Robotlar ve yapay zeka hangi meslekleri elimizden alacak?
Hayal gücünün sınırlarını zorlayan robot ve yapay zeka teknolojisi, geçtiğimiz günlerde algımızı alt üst eden bir gelişmeyle karşımıza çıktı. Çin'in yapay zeka ile donatılan "ilk robot haber spikeri", Xinhua Haber kanalının İngilizce haberlerini kendisinin sunacağını açıkladı. Peki, günlük yaşamımızın içine bu denli sızan robotlar ve yapay zeka, çoğumuzun mesleğini elinden alacak seviyeye nasıl ulaştı? Yaklaşık 500 milyon insanın işsiz kalmasına sebep olacağı tahmin edilen bu teknolojiler, gelecekte hangi meslekleri elimizden alacak?
Geçtiğimiz yüzyılda hayatımızı kolaylaştıran ürünler olarak ortaya çıkmıştı, robot teknolojisi. Otomobil, telefon, uçak, televizyon, bilgisayarlar derken, kendimizi bir anda teknolojiyle bütünleşen bir hayatın içinde bulduk.
Robot teknolojisi ve onun ardından gelişen yapay zekâ, hikâyelerin, çizgi romanların ve beyaz perdenin başlıca konusu haline geldi.
Bu yapımlar, yeni dünyaya dair "yeni bir dünya tasavvurunu" zihinlerimizin derinliklerine kazıyorlar; robotlar, bir insanın yapmasının imkânsız olduğu işleri yapıyorlardı.
Başlangıçta hayal gücümüzü oldukça genişleten dikkat çekici konular olsa da, gerçek hayata döndüğümüzde hayal kırıklığı yaşıyorduk.
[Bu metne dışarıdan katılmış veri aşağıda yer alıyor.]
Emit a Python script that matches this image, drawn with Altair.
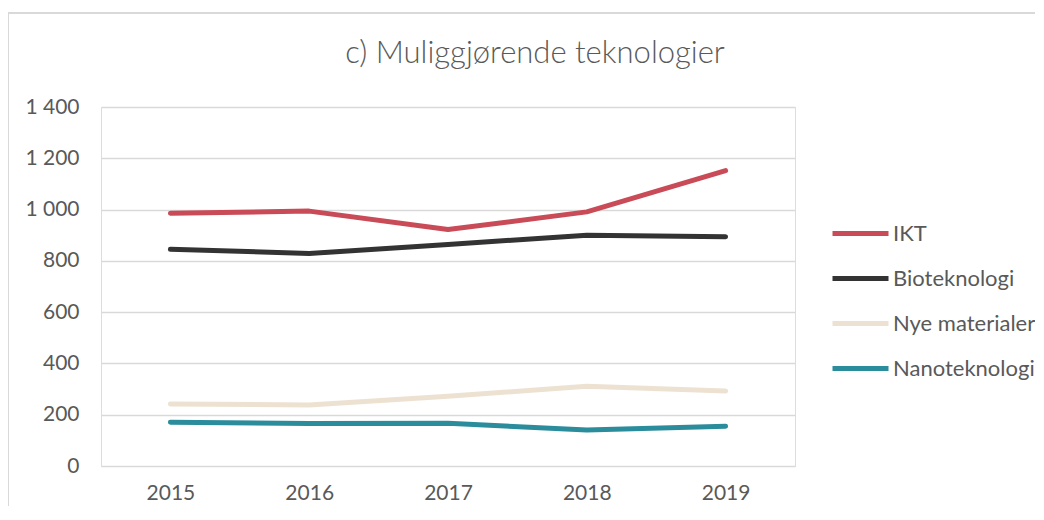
import altair as alt
import pandas as pd

years = ["2015", "2016", "2017", "2018", "2019"]
series_names = ["IKT", "Bioteknologi", "Nye materialer", "Nanoteknologi"]
ikt = [986, 994, 922, 991, 1152]
bio = [845, 829, 864, 900, 894]
nye = [242, 238, 272, 311, 292]
nano = [171, 166, 167, 140, 155]
colors = ["#C84B57", "#333333", "#EDE2D2", "#2B8C9B"]
y_ticks = [0, 200, 400, 600, 800, 1000, 1200, 1400]

rows = []
for name, vals in zip(series_names, [ikt, bio, nye, nano]):
    for yr, v in zip(years, vals):
        rows.append({"År": yr, "Verdi": v, "Serie": name})
df = pd.DataFrame(rows)

FONT = "Lato"
GREY = "#595959"

lines = alt.Chart(df).mark_line(strokeWidth=5, strokeCap="round", strokeJoin="round").encode(
    x=alt.X("År:O", scale=alt.Scale(type="point", padding=0.5),
            axis=alt.Axis(title=None, labelAngle=0, ticks=False, domain=False,
                          labelPadding=16, labelFontSize=21, labelColor=GREY, labelFont=FONT)),
    y=alt.Y("Verdi:Q", scale=alt.Scale(domain=[0, 1400], nice=False),
            axis=alt.Axis(title=None, values=y_ticks, ticks=False, domain=False,
                          labelPadding=22, labelFontSize=21, labelColor=GREY, labelFont=FONT,
                          gridColor="#D9D9D9", gridWidth=1.5,
                          labelExpr="replace(format(datum.value, ','), ',', ' ')")),
    color=alt.Color("Serie:N", sort=series_names,
                    scale=alt.Scale(domain=series_names, range=colors),
                    legend=alt.Legend(title=None, orient="none", legendX=743, legendY=110,
                                      symbolType="M-2,0H2", symbolSize=784,
                                      symbolStrokeWidth=5, labelOffset=16,
                                      labelFontSize=22, labelColor=GREY, labelFont=FONT,
                                      rowPadding=17, padding=0)),
    order=alt.Order("Serie:N"),
)

border_top = alt.Chart(df).mark_rule(color="#D9D9D9", strokeWidth=1.5).encode(
    x=alt.value(-93), x2=alt.value(1000), y=alt.value(-94))
border_left = alt.Chart(df).mark_rule(color="#D9D9D9", strokeWidth=1.5).encode(
    x=alt.value(-93), y=alt.value(-94), y2=alt.value(500))

chart = alt.layer(border_top, border_left, lines).properties(
    width=694, height=359,
    autosize=alt.AutoSizeParams(type="none"),
    padding={"left": 93, "top": 99, "right": 240, "bottom": 40},
    title=alt.TitleParams("c) Muliggjørende teknologier", fontSize=31, font=FONT,
                          fontWeight=300, color=GREY, anchor="middle", frame="group",
                          dx=87, offset=-89, baseline="bottom"),
).configure_view(stroke=None).configure(background="white")

chart.save("out.html", embed_options={"renderer": "svg", "actions": False})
Çünkü her ne olursa olsun, robotlar insan zekâsının bir ürünüydüler ve onun ötesine geçemiyorlardı.
Sonraki yıllarda, bilgisayar ve bilgisayar tabanlı teknolojinin gelişmesiyle dünya için yeni bir sayfa açıldı. Çipler ve dijital sensörlerin hızla gelişmesi ve boyutlarının küçülmesi, yeni teknolojilere de kapı araladı. Bu teknolojilerden en ütopik gibi görüneni ise, hiç kuşkusuz "yapay zekâ"ydı.
Bugün matematikçi, bilgisayar bilimcisi ve kriptolog olarak adından sıkça söz ettiğimiz Alan Mathison Turing, 1950'lerde Manchester Üniversitesi'nde bilgisayar laboratuvarında çalışmış ve ilk gerçek bilgisayarlardan olan "Manchester Mark 1"in yazılımını hazırlamıştı.
Turing, o dönemde bir yandan da yapay zekâ ve makine zekâsı üzerine çalışmalara başladı. Yapay zekâ, bilgisayar ya da bilgisayar kontrollü robotik sistemlerin, insanın düşünme yöntemlerini analiz ederek, insana özgü davranışlar sergileme kabiliyetini kapsayan bir teknolojiydi.
Alan Turing, çalışmalarının sonucunda bugün "Turing Testi" olarak da adlandırılan, bir makinenin "insan seviyesinde ve zeki" olduğunu gösteren testi ortaya koydu. Böylece Turing, bilgisayar teknolojisinin ardından yapay zekânın da mimarı oldu.
Adıyla özdeşleşen bu test, bir yapay zekâ ve insanın karşılıklı olarak, sesli ya da yazışarak konuşması sonucunda, kişinin karşısındakinin insan olup olmadığını belirtmesi üzerine kurulu.
Eğer kişi yapay zekânın insan olduğuna ikna olursa, Turing Testi "başarılı" olarak nitelendiriliyor; aksi durumda, konuşulanın bir robot olduğunu anlaşılırsa, testin "başarısız" olduğu varsayılıyor.
2014 yılında Eugene Goostmen isminde bir yapay zekâ, kendisinin 13 yaşında bir çocuk olduğuna karşısındaki insanı inandırmış ve Turing Testini geçen ilk yapay zekâ olmuştu.
Yapay zekâ, makinelerin problemlere karşı insanlar gibi çözüm üretmesini hedefliyor.
İnsan zekâsının karakteristiğini algılayıp, bilgisayarda algoritma olarak işlenmesi ile gerçekleştiriliyor. Kısaca, talep edilen ihtiyaçlara göre "hangi etkiye karşı, hangi akli tepki sergilenebilir" şeklinde özetlemek de mümkün.